Employee turnover refers to the rate at which employees leave a company and are replaced by new ones. It's a crucial metric for businesses to keep track of, as high turnover can be a costly issue, both financially and for the company culture.
The turnover rate in the UK varies by industry, but on average, it's around 15%. In 2020, the overall employee turnover rate in the UK was 14.9%. This is slightly higher than the previous year, when it was 14.6%.
Cost of turnover
The cost of employee turnover in the UK can vary depending on factors such as industry, level of the employee, and the company's size. However, according to the latest estimates from the Centre for Economics and Business Research (CEBR), the cost of employee turnover in the UK in 2021 was approximately £5.5 billion.
This figure takes into account direct costs such as recruitment, training, and severance payments, as well as indirect costs such as lost productivity, decreased morale, and reduced quality of customer service. The CEBR also estimates that the average cost of replacing an employee is £30,614 for a senior executive, £16,813 for a manager, and £3,617 for an entry-level employee.

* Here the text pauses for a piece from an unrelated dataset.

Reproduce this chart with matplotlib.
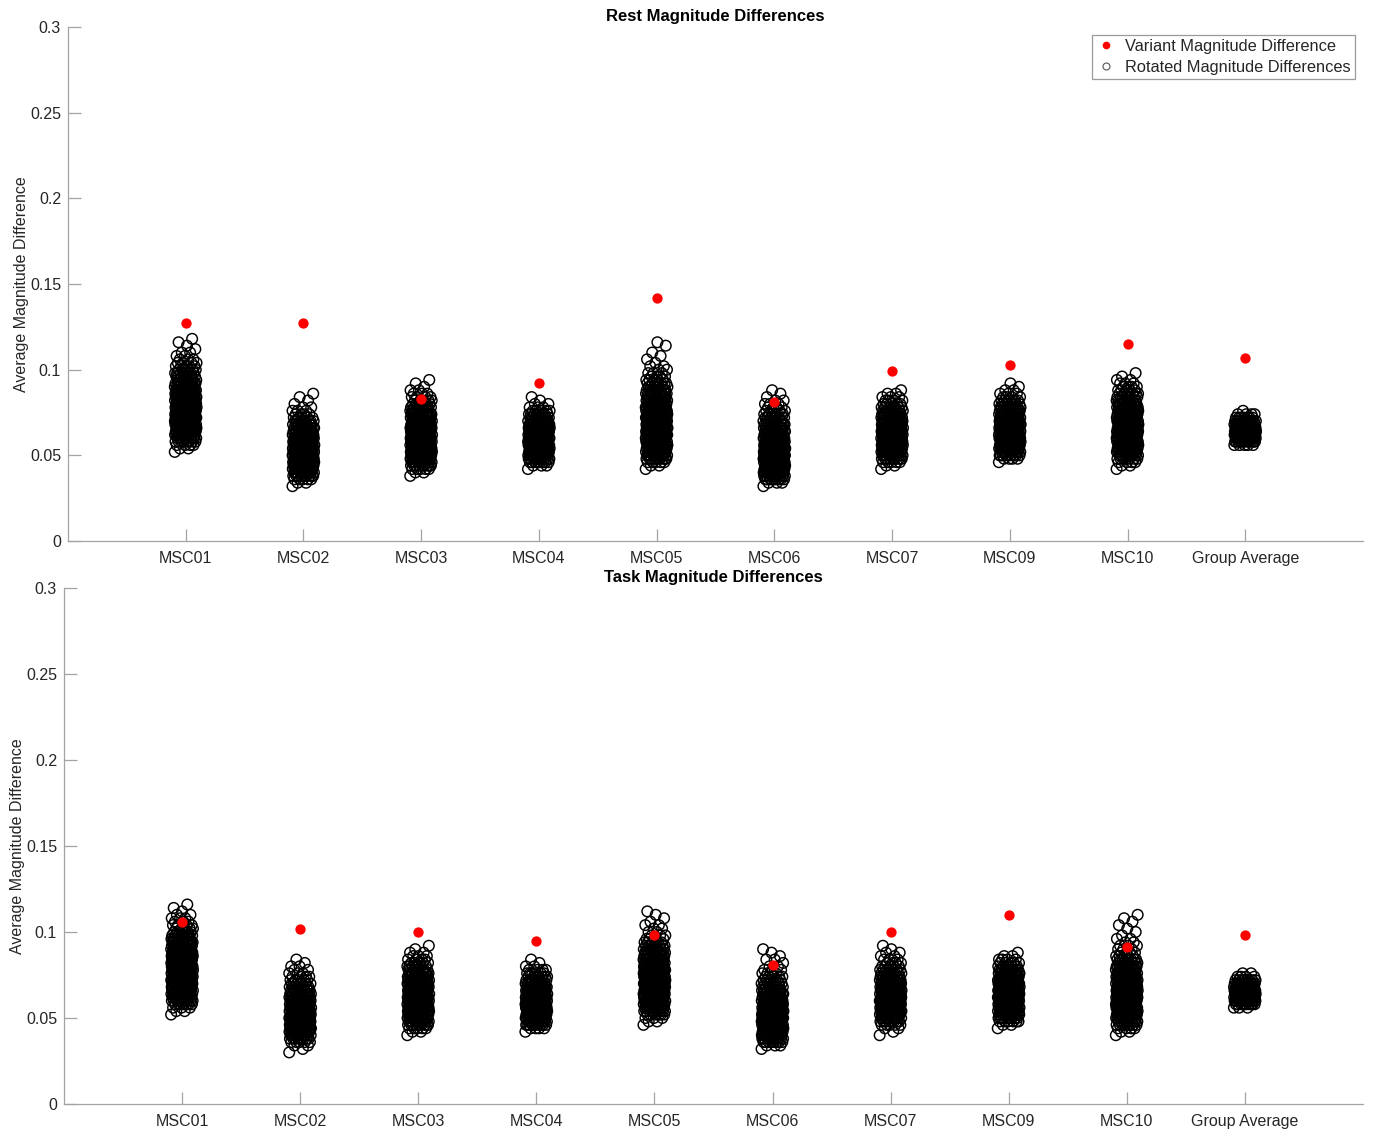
import numpy as np
import matplotlib
matplotlib.use("Agg")
import matplotlib.pyplot as plt
from matplotlib.lines import Line2D

plt.rcParams["font.family"] = ["Liberation Sans", "DejaVu Sans"]

categories = ["MSC01", "MSC02", "MSC03", "MSC04", "MSC05",
              "MSC06", "MSC07", "MSC09", "MSC10", "Group Average"]
y_ticks = [0, 0.05, 0.1, 0.15, 0.2, 0.25, 0.3]
y_tick_labels = ["0", "0.05", "0.1", "0.15", "0.2", "0.25", "0.3"]

# Observed (variant) magnitude differences
rest_variant = [0.127, 0.127, 0.083, 0.092, 0.142, 0.081, 0.099, 0.103, 0.115, 0.107]
task_variant = [0.106, 0.102, 0.100, 0.095, 0.098, 0.081, 0.100, 0.110, 0.091, 0.098]

# Rotated (null) magnitude differences, binned: bin centres (x1e-3) and counts per bin
bin_centres = [30, 32, 34, 36, 38, 40, 42, 44, 46, 48, 50, 52, 54, 56, 58, 60, 62, 64, 66, 68, 70, 72, 74,
               76, 78, 80, 82, 84, 86, 88, 90, 92, 94, 96, 98, 100, 102, 104, 106, 108, 110, 112, 114,
               116, 118, 120]

rest_msc01 = [0, 0, 0, 0, 0, 0, 0, 0, 0, 0, 0, 1, 2, 4, 8, 10, 12, 13, 14, 15, 16, 16, 16,
              16, 16, 16, 15, 14, 13, 12, 11, 10, 9, 8, 7, 6, 5, 4, 3, 2, 2, 1, 1, 1, 1, 0]
rest_msc02 = [0, 1, 2, 5, 9, 11, 13, 14, 15, 16, 16, 16, 16, 15, 14, 13, 12, 11, 10, 8, 7, 5, 4,
              3, 2, 1, 1, 1, 1, 0, 0, 0, 0, 0, 0, 0, 0, 0, 0, 0, 0, 0, 0, 0, 0, 0]
rest_msc03 = [0, 0, 0, 0, 1, 2, 5, 9, 11, 13, 14, 15, 15, 16, 16, 16, 16, 15, 15, 14, 13, 12, 11,
              10, 8, 7, 5, 4, 3, 2, 1, 1, 1, 0, 0, 0, 0, 0, 0, 0, 0, 0, 0, 0, 0, 0]
rest_msc04 = [0, 0, 0, 0, 0, 0, 1, 3, 8, 11, 13, 14, 15, 16, 16, 16, 16, 15, 14, 13, 11, 9, 7,
              5, 3, 2, 1, 1, 0, 0, 0, 0, 0, 0, 0, 0, 0, 0, 0, 0, 0, 0, 0, 0, 0, 0]
rest_msc05 = [0, 0, 0, 0, 0, 0, 1, 2, 5, 9, 11, 12, 13, 14, 15, 15, 16, 16, 16, 16, 16, 15, 15,
              14, 13, 12, 11, 10, 9, 8, 7, 6, 5, 4, 3, 2, 2, 1, 1, 1, 1, 0, 1, 1, 0, 0]
rest_msc06 = [0, 1, 3, 8, 11, 13, 14, 15, 16, 16, 16, 16, 16, 15, 14, 13, 12, 11, 10, 9, 8, 7, 6,
              5, 4, 3, 2, 1, 1, 1, 0, 0, 0, 0, 0, 0, 0, 0, 0, 0, 0, 0, 0, 0, 0, 0]
rest_msc07 = [0, 0, 0, 0, 0, 0, 1, 2, 5, 9, 11, 13, 14, 15, 16, 16, 16, 16, 15, 14, 13, 12, 10,
              9, 7, 5, 4, 3, 2, 1, 0, 0, 0, 0, 0, 0, 0, 0, 0, 0, 0, 0, 0, 0, 0, 0]
rest_msc09 = [0, 0, 0, 0, 0, 0, 0, 0, 1, 4, 9, 11, 13, 14, 15, 16, 16, 16, 16, 15, 14, 13, 12,
              11, 9, 8, 6, 4, 3, 2, 1, 1, 0, 0, 0, 0, 0, 0, 0, 0, 0, 0, 0, 0, 0, 0]
rest_msc10 = [0, 0, 0, 0, 0, 0, 1, 2, 4, 7, 10, 12, 13, 14, 15, 16, 16, 16, 16, 15, 15, 14, 13,
              12, 11, 10, 9, 8, 6, 5, 4, 3, 2, 1, 1, 0, 0, 0, 0, 0, 0, 0, 0, 0, 0, 0]
rest_group = [0, 0, 0, 0, 0, 0, 0, 0, 0, 0, 0, 0, 0, 5, 12, 16, 18, 18, 17, 14, 11, 7, 4,
              1, 0, 0, 0, 0, 0, 0, 0, 0, 0, 0, 0, 0, 0, 0, 0, 0, 0, 0, 0, 0, 0, 0]

task_msc01 = [0, 0, 0, 0, 0, 0, 0, 0, 0, 0, 0, 1, 2, 3, 7, 10, 11, 12, 13, 14, 15, 15, 16,
              16, 16, 16, 16, 15, 15, 14, 13, 12, 11, 10, 8, 7, 5, 4, 3, 3, 2, 1, 1, 1, 0, 0]
task_msc02 = [1, 1, 2, 5, 9, 11, 13, 14, 15, 16, 16, 16, 16, 15, 14, 13, 12, 11, 9, 8, 6, 5, 4,
              3, 2, 2, 1, 1, 0, 0, 0, 0, 0, 0, 0, 0, 0, 0, 0, 0, 0, 0, 0, 0, 0, 0]
task_msc03 = [0, 0, 0, 0, 0, 1, 2, 5, 9, 11, 13, 14, 15, 15, 16, 16, 16, 16, 15, 14, 13, 12, 11,
              10, 8, 7, 5, 4, 3, 2, 1, 1, 0, 0, 0, 0, 0, 0, 0, 0, 0, 0, 0, 0, 0, 0]
task_msc04 = [0, 0, 0, 0, 0, 0, 1, 4, 9, 12, 13, 14, 15, 16, 16, 16, 16, 15, 14, 13, 11, 9, 7,
              6, 4, 2, 1, 1, 0, 0, 0, 0, 0, 0, 0, 0, 0, 0, 0, 0, 0, 0, 0, 0, 0, 0]
task_msc05 = [0, 0, 0, 0, 0, 0, 0, 0, 1, 2, 3, 6, 10, 12, 13, 14, 15, 15, 16, 16, 16, 16, 16,
              15, 15, 14, 13, 12, 11, 10, 8, 7, 6, 4, 3, 2, 2, 2, 1, 1, 1, 1, 0, 0, 0, 0]
task_msc06 = [0, 1, 3, 8, 11, 13, 14, 15, 16, 16, 16, 16, 16, 15, 14, 13, 12, 11, 9, 8, 7, 6, 5,
              4, 3, 2, 1, 2, 1, 1, 1, 0, 0, 0, 0, 0, 0, 0, 0, 0, 0, 0, 0, 0, 0, 0]
task_msc07 = [0, 0, 0, 0, 0, 1, 1, 2, 5, 9, 11, 13, 14, 15, 16, 16, 16, 16, 15, 14, 13, 11, 10,
              8, 7, 5, 4, 3, 2, 2, 1, 1, 0, 0, 0, 0, 0, 0, 0, 0, 0, 0, 0, 0, 0, 0]
task_msc09 = [0, 0, 0, 0, 0, 0, 0, 1, 2, 6, 10, 12, 13, 14, 15, 16, 16, 16, 16, 15, 14, 13, 12,
              10, 9, 7, 5, 4, 2, 1, 0, 0, 0, 0, 0, 0, 0, 0, 0, 0, 0, 0, 0, 0, 0, 0]
task_msc10 = [0, 0, 0, 0, 0, 1, 2, 4, 8, 10, 12, 13, 14, 15, 15, 16, 16, 16, 16, 15, 15, 14, 13,
              12, 11, 10, 8, 7, 5, 4, 3, 3, 2, 2, 1, 1, 1, 1, 1, 1, 1, 0, 0, 0, 0, 0]
task_group = [0, 0, 0, 0, 0, 0, 0, 0, 0, 0, 0, 0, 0, 3, 10, 16, 18, 18, 17, 15, 12, 8, 4,
              2, 0, 0, 0, 0, 0, 0, 0, 0, 0, 0, 0, 0, 0, 0, 0, 0, 0, 0, 0, 0, 0, 0]

rest_rotated = [rest_msc01, rest_msc02, rest_msc03, rest_msc04, rest_msc05,
                rest_msc06, rest_msc07, rest_msc09, rest_msc10, rest_group]
task_rotated = [task_msc01, task_msc02, task_msc03, task_msc04, task_msc05,
                task_msc06, task_msc07, task_msc09, task_msc10, task_group]

AXIS_GRAY = "#a3a3a3"
TEXT_DARK = "#262626"

W, H = 1374, 1133
fig = plt.figure(figsize=(W / 100, H / 100), dpi=100)
ax_rest = fig.add_axes([68 / W, 1 - 541 / H, (1363 - 68) / W, (541 - 27) / H])
ax_task = fig.add_axes([64 / W, 1 - 1104 / H, (1363 - 64) / W, (1104 - 588) / H])


def draw_panel(ax, rotated, variant, title):
    centres = np.asarray(bin_centres, dtype=float) * 1e-3
    for k, counts in enumerate(rotated):
        y = np.repeat(centres, counts)
        idx = np.arange(len(y))
        # spread the circles sideways around the category position
        jitter = ((idx * 0.6180339887) % 1.0 - 0.5) * 2 * 0.093
        ax.scatter(k + 1 + jitter, y, s=58, facecolors="none",
                   edgecolors="black", linewidths=1.05, zorder=2)
    ax.scatter(np.arange(1, len(variant) + 1), variant, s=55, color="#ff0000",
               linewidths=0, zorder=3)

    ax.set_xlim(0, 11)
    ax.set_ylim(0, 0.3)
    ax.set_xticks(np.arange(1, len(categories) + 1))
    ax.set_xticklabels(categories)
    ax.set_yticks(y_ticks)
    ax.set_yticklabels(y_tick_labels)
    for side in ("top", "right"):
        ax.spines[side].set_visible(False)
    for side in ("left", "bottom"):
        ax.spines[side].set_color(AXIS_GRAY)
        ax.spines[side].set_linewidth(0.9)
    ax.tick_params(direction="in", length=9, width=0.9, color=AXIS_GRAY,
                   labelcolor=TEXT_DARK, labelsize=11.5)
    ax.tick_params(axis="x", pad=7)
    ax.tick_params(axis="y", pad=5)
    ax.set_ylabel("Average Magnitude Difference", fontsize=11.5, color=TEXT_DARK, labelpad=1)
    ax.set_title(title, fontweight="bold", fontsize=12, color="black", pad=4)


draw_panel(ax_rest, rest_rotated, rest_variant, "Rest Magnitude Differences")
draw_panel(ax_task, task_rotated, task_variant, "Task Magnitude Differences")

handles = [
    Line2D([], [], linestyle="none", marker="o", markersize=4.5,
           markerfacecolor="#ff0000", markeredgecolor="#ff0000"),
    Line2D([], [], linestyle="none", marker="o", markersize=5,
           markerfacecolor="none", markeredgecolor="#555555", markeredgewidth=0.8),
]
leg = ax_rest.legend(handles, ["Variant Magnitude Difference", "Rotated Magnitude Differences"],
                     loc="upper right", bbox_to_anchor=(1 - 8 / 1295, 1 - 8 / 514),
                     borderaxespad=0, fontsize=11.8, frameon=True, fancybox=False,
                     framealpha=1, edgecolor="#9a9a9a", handlelength=1.2,
                     handletextpad=0.6, borderpad=0.25, labelspacing=0.35)
leg.get_frame().set_linewidth(0.9)
for t in leg.get_texts():
    t.set_color(TEXT_DARK)

fig.savefig("out.png", dpi=100)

It's worth noting that these figures are only estimates and can vary depending on individual circumstances. However, they do highlight the significant impact that high employee turnover can have on a company's finances and overall success.
Types of turnover
There are two main types of employee turnover: voluntary and involuntary. Voluntary turnover occurs when employees leave on their own accord, either because they have found a better job opportunity, they are unhappy with their current role, or they are relocating. Involuntary turnover, on the other hand, occurs when employees are let go by the company due to poor performance, company restructuring, or other reasons.
While involuntary turnover can sometimes be necessary for the success of the company, voluntary turnover is often more damaging. Losing employees who are valuable to your company can be expensive and time-consuming, as you'll need to find and train a replacement. In addition, high rates of turnover can also damage morale among the remaining employees and lead to decreased productivity.
So, what can companies do to improve their turnover rates?
There are several strategies that can be effective, depending on the underlying causes of the turnover.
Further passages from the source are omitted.